Music and the Black Church

Who were some promoters of gospel music in the black church?

Methodist minister Charles Tindley (1851–1933) began his work as an itinerant preacher, speaking and singing at camp meetings throughout Maryland. Later he became one of the most powerful leaders in Philadelphia’s black community and a popular speaker before both black and white audiences. By the early 1900s he founded a church now known as Tindley Temple United Methodist Church, which became famous for concerts and new music, much of it he had written. In 1901 he published the first collection of many of the hymns that he wrote during his ministry, including “Stand By Me,” and “We’ll Understand It Better By and By.” In 1916 he published New Songs of Paradise, which was intended for informal worship. Included in this collection was a song that would be known fifty years later as the signature piece of the Civil Rights Movement, “I’ll Overcome Someday.” His songs were the first black gospel songs ever published and were used in black churches regardless of denomination. They are meant to help the oppressed survive and speak to the “harvest to be reaped once the storms of this life have been successfully weathered.”

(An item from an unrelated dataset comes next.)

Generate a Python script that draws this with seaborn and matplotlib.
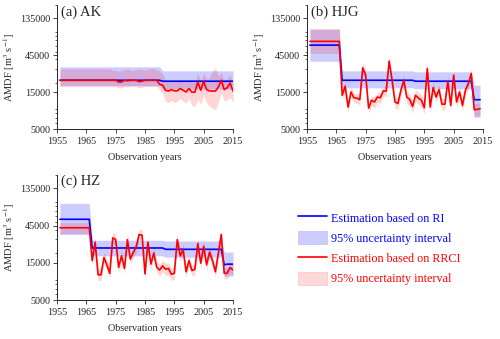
import numpy as np
import pandas as pd
import seaborn as sns
import matplotlib.pyplot as plt
from matplotlib.lines import Line2D
from matplotlib.patches import Patch
from matplotlib.ticker import FixedLocator, LogLocator, NullFormatter, FixedFormatter

# ---- AK (1956-2015) ----
ak_years = list(range(1956, 2016))
ak_ri = [21400] * 35 + [20800] * 25
ak_ri_lo = [18200] * 35 + [16500] * 25
ak_ri_hi = [31900] * 35 + [28300] * 25
ak_rrci = ([21400] * 20
           + [20300, 20300, 21400, 21000, 21400, 21400, 21400, 20500, 20800, 21400,
              21400, 21400, 21400, 21400]
           + [19000, 18500, 15900, 15500, 16200, 15600, 15600, 16700, 15900, 15100,
              16700, 15000, 15000, 20300, 15900, 20800, 16200, 15600, 15500, 15500,
              17500, 21400, 16200, 17100, 19700, 15500])
ak_rrci_lo = ([17800] * 20
              + [17000, 17000, 17800, 17500, 17800, 17800, 17800, 17200, 17400, 17800,
                 17800, 17800, 17800, 17800]
              + [16000, 14500, 11500, 11000, 11800, 11000, 11500, 12500, 11500, 10800,
                 12500, 10000, 9800, 12000, 10500, 13500, 11000, 10000, 9200, 9000,
                 11000, 15000, 11500, 12000, 13000, 11000])
ak_rrci_hi = ([30000] * 18
              + [28500, 29000, 28000, 28500, 29500, 30000, 29000, 28500, 29500, 30000,
                 29500, 29000, 30000, 30500, 30000, 29500]
              + [28000, 26000, 21000, 20500, 21500, 20000, 21000, 22000, 21000, 20000,
                 22500, 20000, 20500, 26000, 21000, 26500, 22000, 23000, 28000, 31000,
                 24000, 27000, 21500, 22500, 25000, 20000])

# ---- HJG (1956-2014) ----
hjg_years = list(range(1956, 2015))
hjg_ri = [60800] * 11 + [21400] * 25 + [20800] * 20 + [12000] * 3
hjg_ri_lo = [37700] * 11 + [17100] * 25 + [16600] * 20 + [7150] * 3
hjg_ri_hi = [97000] * 11 + [28300] * 25 + [27500] * 20 + [18500] * 3
hjg_rrci = ([68000] * 11
            + [13700, 17900, 9640, 15100, 12700, 12600, 12000, 31000, 24900, 9360,
               11800, 11200, 13000, 12700, 15600, 15500, 37800, 21400, 11200, 10700,
               15900, 21400, 13000, 12100, 9840, 13700, 12600, 11800, 9450, 30300,
               9640, 17200, 13000, 16200, 10500, 10500, 20800, 10100, 24900, 11200,
               15100, 10100, 15900, 19400, 26100, 8910, 9000, 9180])
hjg_rrci_lo = ([47500] * 11
               + [12000, 15500, 8300, 13000, 11000, 10800, 10300, 27000, 21500, 8000,
                  10000, 9500, 11000, 10800, 13300, 13200, 32500, 18200, 9400, 9000,
                  13300, 18000, 10800, 10000, 8100, 11300, 10400, 9700, 7800, 25500,
                  8100, 14500, 11000, 13700, 8900, 8900, 17600, 8500, 21000, 9400,
                  12800, 8500, 13400, 16400, 22000, 7300, 7400, 7500])
hjg_rrci_hi = ([100000] * 11
               + [16000, 20500, 11000, 17500, 14500, 14500, 13800, 36000, 28500, 10800,
                  13500, 13000, 15000, 14700, 18000, 18000, 44000, 24800, 13000, 12500,
                  18500, 25000, 15200, 14300, 11700, 16200, 15000, 14000, 11300, 35500,
                  11400, 20300, 15300, 19000, 12400, 12400, 24400, 11900, 29200, 13200,
                  17800, 11900, 18700, 22800, 30600, 10700, 10800, 11000])

# ---- HZ (1956-2015) ----
hz_years = list(range(1956, 2016))
hz_ri = [54100] * 11 + [23200] * 25 + [22300] * 20 + [14100] + [14400] * 3
hz_ri_lo = [34500] * 11 + [18400] * 25 + [17700] * 20 + [10100] * 4
hz_ri_hi = [86500] * 11 + [29100] * 25 + [28500] * 20 + [20600] * 4
hz_rrci = ([42100] * 11
           + [16000, 27500, 10500, 10500, 17500, 14100, 11000, 31300, 29700, 13100,
              18400, 12700, 29700, 16700, 20300, 23900, 34500, 33800, 10800, 27500,
              14400, 20000, 13100, 12100, 13700, 12400, 12700, 10700, 11000, 29700,
              18400, 22100, 11500, 16000, 11900, 12400, 26400, 14800, 24400, 14100,
              20600, 16000, 11500, 20000, 34500, 11000, 11000, 13000, 12100])
hz_rrci_lo = ([35500] * 11
              + [13600, 23500, 8900, 8900, 14900, 12000, 9300, 26600, 25300, 11100,
                 15600, 10800, 25300, 14200, 17200, 20300, 29300, 28700, 9200, 23400,
                 12200, 17000, 11000, 10100, 11500, 10300, 10600, 8900, 9200, 25200,
                 15600, 18800, 9700, 13600, 10100, 10500, 22400, 12600, 20700, 12000,
                 17500, 13600, 9700, 17000, 29300, 9300, 9300, 11000, 10300])
hz_rrci_hi = ([48900] * 11
              + [18800, 32000, 12400, 12400, 20600, 16600, 13000, 36800, 35000, 15400,
                 21700, 15000, 35000, 19700, 23900, 28100, 40600, 39800, 12700, 32400,
                 17000, 23600, 15500, 14400, 16300, 14800, 15100, 12800, 13100, 35000,
                 21700, 26000, 13600, 18800, 14000, 14600, 31100, 17400, 28700, 16600,
                 24300, 18800, 13600, 23600, 40600, 13000, 13000, 15300, 14300])

panels = [
    ("(a) AK", ak_years, ak_ri, ak_ri_lo, ak_ri_hi, ak_rrci, ak_rrci_lo, ak_rrci_hi),
    ("(b) HJG", hjg_years, hjg_ri, hjg_ri_lo, hjg_ri_hi, hjg_rrci, hjg_rrci_lo, hjg_rrci_hi),
    ("(c) HZ", hz_years, hz_ri, hz_ri_lo, hz_ri_hi, hz_rrci, hz_rrci_lo, hz_rrci_hi),
]

sns.set_style("ticks")
plt.rcParams['font.family'] = ['Liberation Serif', 'DejaVu Serif']
plt.rcParams['mathtext.fontset'] = 'stix'

fig = plt.figure(figsize=(5, 3.39), dpi=100)
boxes = [[0.114, 0.619, 0.352, 0.366],
         [0.614, 0.619, 0.352, 0.366],
         [0.114, 0.115, 0.352, 0.369]]

blue = '#0000FF'
red = '#FF0000'
yticks = [5000, 15000, 45000, 135000]

for box, (title, years, ri, ri_lo, ri_hi, rr, rr_lo, rr_hi) in zip(boxes, panels):
    ax = fig.add_axes(box)
    ax.fill_between(years, ri_lo, ri_hi, color=blue, alpha=0.2, linewidth=0)
    ax.fill_between(years, rr_lo, rr_hi, color=red, alpha=0.16, linewidth=0)
    sns.lineplot(x=years, y=ri, color=blue, linewidth=1.2, ax=ax)
    sns.lineplot(x=years, y=rr, color=red, linewidth=1.2, ax=ax)
    ax.set_yscale('log')
    ax.set_ylim(5000, 200000)
    ax.set_xlim(1955, 2015)
    ax.yaxis.set_major_locator(FixedLocator(yticks))
    ax.yaxis.set_major_formatter(FixedFormatter([str(t) for t in yticks]))
    ax.yaxis.set_minor_locator(LogLocator(base=10, subs=np.arange(2, 10)))
    ax.yaxis.set_minor_formatter(NullFormatter())
    ax.set_xticks(range(1955, 2016, 10))
    ax.tick_params(axis='both', labelsize=7.3, direction='out', length=3, width=0.6, pad=2)
    ax.tick_params(axis='x', pad=3)
    ax.tick_params(axis='y', which='minor', length=1.5, width=0.5)
    sns.despine(ax=ax)
    for s in ['left', 'bottom']:
        ax.spines[s].set_linewidth(0.7)
    ax.set_xlabel("Observation years", fontsize=7.3, labelpad=5)
    ax.set_ylabel(r"AMDF [m$^3$ s$^{-1}$]", fontsize=7.5, labelpad=2)
    ax.text(0.02, 1.0, title, transform=ax.transAxes, fontsize=10.5, va='top', ha='left')

handles = [
    Line2D([], [], color=blue, linewidth=1.2),
    Patch(facecolor=(0.8, 0.8, 1.0), edgecolor=(0.75, 0.75, 0.95), linewidth=0.5),
    Line2D([], [], color=red, linewidth=1.2),
    Patch(facecolor=(1.0, 0.85, 0.85), edgecolor=(0.95, 0.78, 0.78), linewidth=0.5),
]
labels = ["Estimation based on RI", "95% uncertainty interval",
          "Estimation based on RRCI", "95% uncertainty interval"]
leg = fig.legend(handles, labels, loc='upper left', bbox_to_anchor=(0.575, 0.41),
                 frameon=False, fontsize=8.7, handlelength=2.4, handleheight=1.3,
                 handletextpad=0.3, labelspacing=0.55)
for txt, c in zip(leg.get_texts(), [blue, blue, red, red]):
    txt.set_color(c)

fig.savefig("out.png", dpi=100)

Other gospel composers and arrangers who helped to spread the gospel are Sallie Martin, Roberta Martin, Lucie Campbell, Thomas Dorsey, Mahalia Jackson, and groups like the Five Blind Boys of Mississippi. At first the so-called “advanced” black churches disapproved of gospel singers and refused to permit them to sing in their churches or to allow gospel singing during their services. Gradually, however, these churches have become more tolerant and accepting of gospel singers and singing as a part of the black music and church tradition.